Oct 15, 2024

What should have been good news for Filipino nurses hoping to find greener pastures in Canada is now being met with criticism against Canadian provincial governments who have launched direct recruitment missions to the Philippines.

In the last few months, the provinces of Alberta, Manitoba and Saskatchewan launched separate recruitment missions to the Philippines with the goal of finding qualified candidates to fill gaps in their respective provincial healthcare systems following the global crisis brought about by the pandemic.

The recruitment drives were deemed successful by these provinces having resulted in a few hundred pre-qualified candidates for each province.

However, the Philippine government is crying foul over what it calls “bleeding” of its own healthcare system as wealthier nations like Canada have launched aggressive recruitment drives to attract Filipino nurses and healthcare workers. 

In a recent interview with the CBC, the Philippines Department of Health officer-in-charge Maria Rosario Vergeire reported that the country has a shortage of more than 350,000 nurses. “Why is it that higher income countries are actively recruiting?” she asked. “The countries getting our nurses should also be for some form of exchange so there would be something for our country.”

But for nurses and healthcare workers in the Philippines who have been as tired and exhausted as their counterparts in wealthier nations but not compensated as well, the lure of an exponential increase in income and the promise of a better life for themselves and their families are hard to resist.

For Canada, the recruitment missions are a quick fix to fill its own nursing shortage largely brought about by retirements and punctuated by the stresses of the pandemic. The pandemic is the same global public health crisis that exposed the reality that access to healthcare depends largely on one’s resources, whether as individuals or as nations.

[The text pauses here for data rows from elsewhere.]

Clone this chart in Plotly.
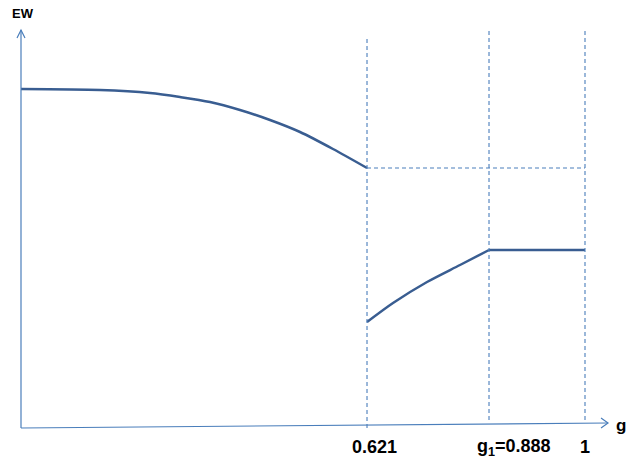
import plotly.graph_objects as go

# ---- data (schematic units: x = g position on axis, y = EW) ----
upper_x = [0.0, 0.1401, 0.2287, 0.2819, 0.3351, 0.3883, 0.4415, 0.4947, 0.5532, 0.6135]
upper_y = [3.39, 3.38, 3.35, 3.31, 3.26, 3.18, 3.08, 2.96, 2.79, 2.60]

lower_x = [0.6135, 0.6596, 0.7199, 0.7784, 0.8298]
lower_y = [1.06, 1.25, 1.46, 1.63, 1.78]

flat_x = [0.8298, 1.0]
flat_y = [1.78, 1.78]

tick_labels = ["0.621", "g<sub>1</sub>=0.888", "1"]
label_pos = [0.6268, 0.8741, 1.0]

vline_x = [0.6135, 0.8298, 1.0]
vline_top = [3.92, 3.98, 3.98]
vline_bottom = [0.0, 0.08, 0.08]

hline_y = 2.60
hline_x = [0.6135, 1.0]

CURVE = "#395d91"
DASH = "#4a7ebb"
AXIS = "#4a7ebb"
FONT = "Liberation Sans, Arial"

fig = go.Figure()
for xs, ys in [(upper_x, upper_y), (lower_x, lower_y), (flat_x, flat_y)]:
    fig.add_trace(go.Scatter(x=xs, y=ys, mode="lines",
                             line=dict(color=CURVE, width=2.5, shape="spline", smoothing=0.8),
                             hoverinfo="skip", showlegend=False))

shapes = []
for vx, t, b in zip(vline_x, vline_top, vline_bottom):
    shapes.append(dict(type="line", x0=vx, x1=vx, y0=b, y1=t, xref="x", yref="y",
                       line=dict(color=DASH, width=1.1, dash="4px,3px")))
shapes.append(dict(type="line", x0=hline_x[0], x1=hline_x[1], y0=hline_y, y1=hline_y,
                   xref="x", yref="y", line=dict(color=DASH, width=1.1, dash="4px,3px")))

# axes with arrows
x_end, x_end_y = 1.0408, 0.05
shapes.append(dict(type="line", x0=0, y0=0, x1=x_end, y1=x_end_y, xref="x", yref="y",
                   line=dict(color=AXIS, width=1.2)))
shapes.append(dict(type="line", x0=0, y0=0, x1=0, y1=3.98, xref="x", yref="y",
                   line=dict(color=AXIS, width=1.2)))
# arrow heads (chevrons)
shapes.append(dict(type="path", xref="x", yref="y",
                   path=f"M {x_end-0.0124},{x_end_y+0.05} L {x_end},{x_end_y} L {x_end-0.0124},{x_end_y-0.05}",
                   line=dict(color=AXIS, width=1.2)))
shapes.append(dict(type="path", xref="x", yref="y",
                   path="M -0.0071,3.90 L 0,3.98 L 0.0071,3.90",
                   line=dict(color=AXIS, width=1.2)))

annotations = []
for p, lab in zip(label_pos, tick_labels):
    annotations.append(dict(x=p, y=-0.19, xref="x", yref="y", text=f"<b>{lab}</b>",
                            showarrow=False, font=dict(size=18, color="black", family=FONT),
                            xanchor="center", yanchor="middle"))
annotations.append(dict(x=-0.019, y=4.15, xref="x", yref="y", text="<b>EW</b>",
                        showarrow=False, font=dict(size=13, color="black", family=FONT),
                        xanchor="left", yanchor="middle"))
annotations.append(dict(x=1.0515, y=0.03, xref="x", yref="y", text="<b>g</b>",
                        showarrow=False, font=dict(size=17, color="black", family=FONT),
                        xanchor="left", yanchor="middle"))

fig.update_layout(
    width=627, height=461,
    margin=dict(l=0, r=0, t=0, b=0),
    paper_bgcolor="white", plot_bgcolor="white",
    xaxis=dict(range=[-21/564, 606/564], visible=False, fixedrange=True),
    yaxis=dict(range=[-0.33, 4.28], visible=False, fixedrange=True),
    shapes=shapes, annotations=annotations,
    showlegend=False,
)

fig.write_html("out.html")
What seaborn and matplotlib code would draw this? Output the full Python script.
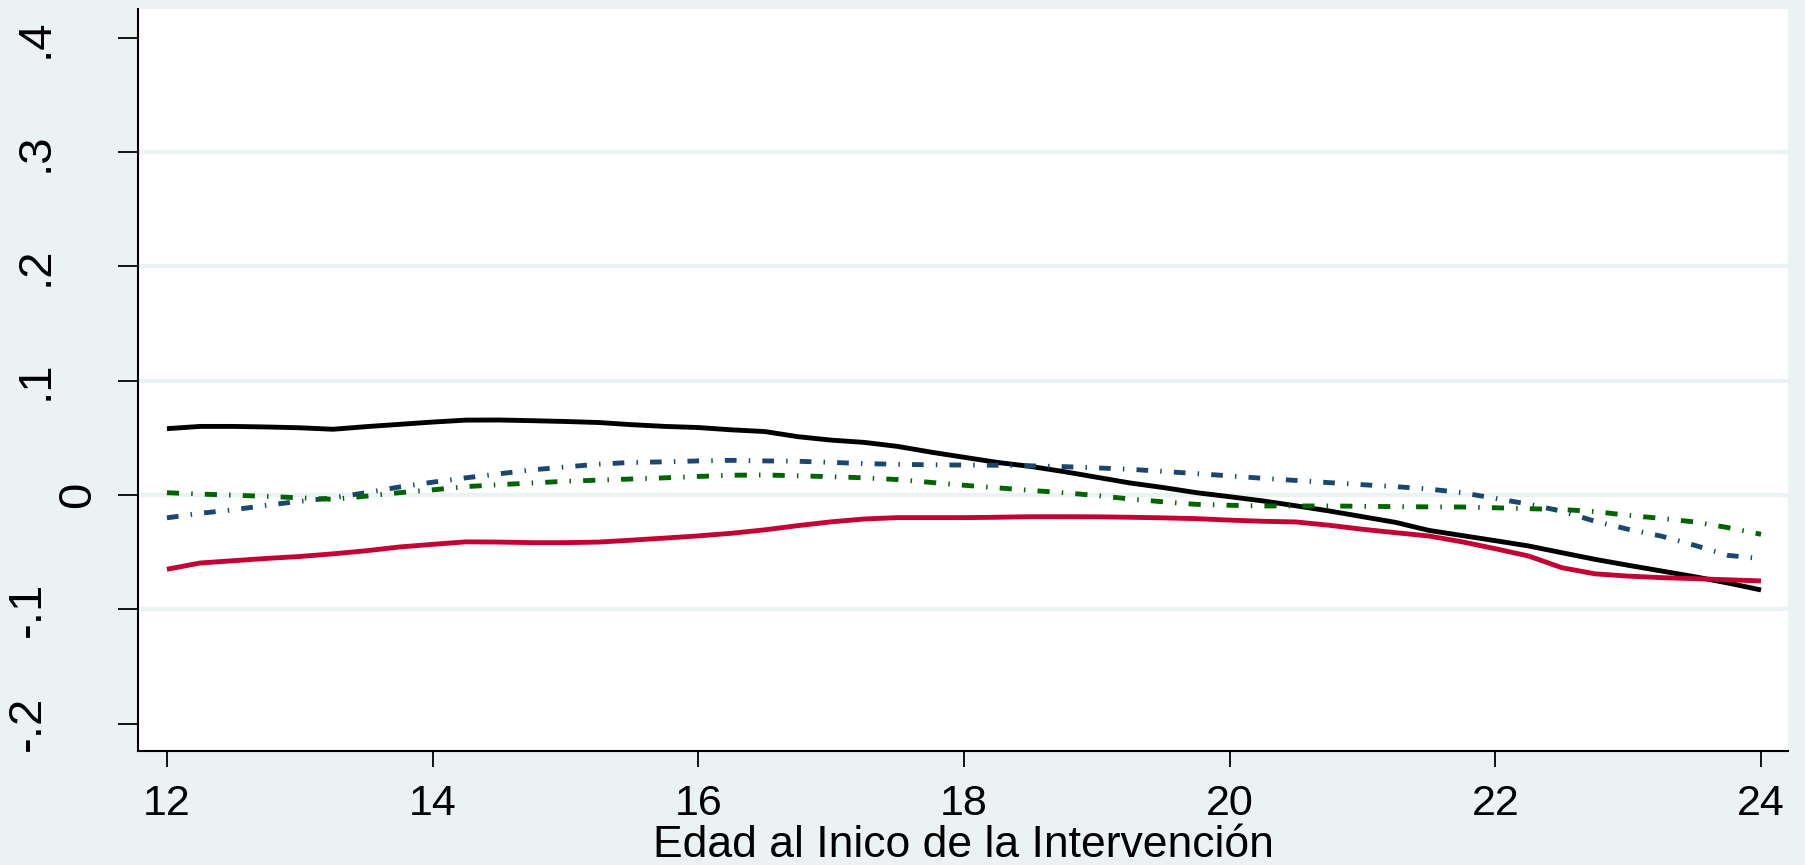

The Philippines has traditionally trained more nurses than it needs, with an eye on exporting this manpower to other countries as overseas foreign workers (OFWs) with expectations of dollar remittances to be sent back home. But now it may have lost too many as its own healthcare system likewise suffered through the pandemic.

So are wealthy countries like Canada “poaching” talents from poorer nations like the Philippines? And do they owe the resource countries more than fair wages to qualified candidates as the Philippines’ DOH officer-in-charge claims?

The answers may lie in a World Health Organization (WHO) study done in 2020 (pre-pandemic) called The State of the World’s Nursing 2020. The study was done in recognition of the year 2020 as the international year of the nurse and midwife. 

The WHO study recommends that “countries that are over reliant on migrant nurses should aim towards greater self-sufficiency by investing more in domestic production of nurses.” On the flip side, WHO recommends that “countries experiencing excessive losses of their nursing workforce through out-migration should consider mitigating measures and retention packages.”

Canada is investing more on its healthcare system. The federal government recently inked a $196-Billion Health Accord with the provinces which includes $1.70 billion over five years to support hourly wage increases for personal support workers and related professions, as the various levels of government work together on how best to support recruitment and retention.

On the provincial government level, the province of Alberta leads as an example. It is investing $30 million in health care program expansion to create about 1,800 new seats over the next three years in nursing, health care aide and paramedicine programs. It is also spending $22 million to upskill internationally educated nurses by creating new bridging programs and expanding seats in the post-secondary education sector’s bridging programs to add 1,500 new spaces. Other Canadian provinces will hopefully follow suit.

As for the Philippines as a country losing its nurses to out-migration, Philippine president (and acting secretary of health) Ferdinand Marcos Jr. himself made a pronouncement in November in a meeting with members of the Private Sector Advisory Council’s healthcare cluster that his administration is looking to expand nursing and medical scholarship programs to meet the widening demand for healthcare professionals. He admitted that government can not prevent nurses from leaving the country but said that, under a government scholarship program, scholars must serve the nation for a number of years first. 

But as in all things politics, taxpayers will have to remain vigilant and see whether their governments will stay the course long after the next election or, hopefully not, the next global health crisis.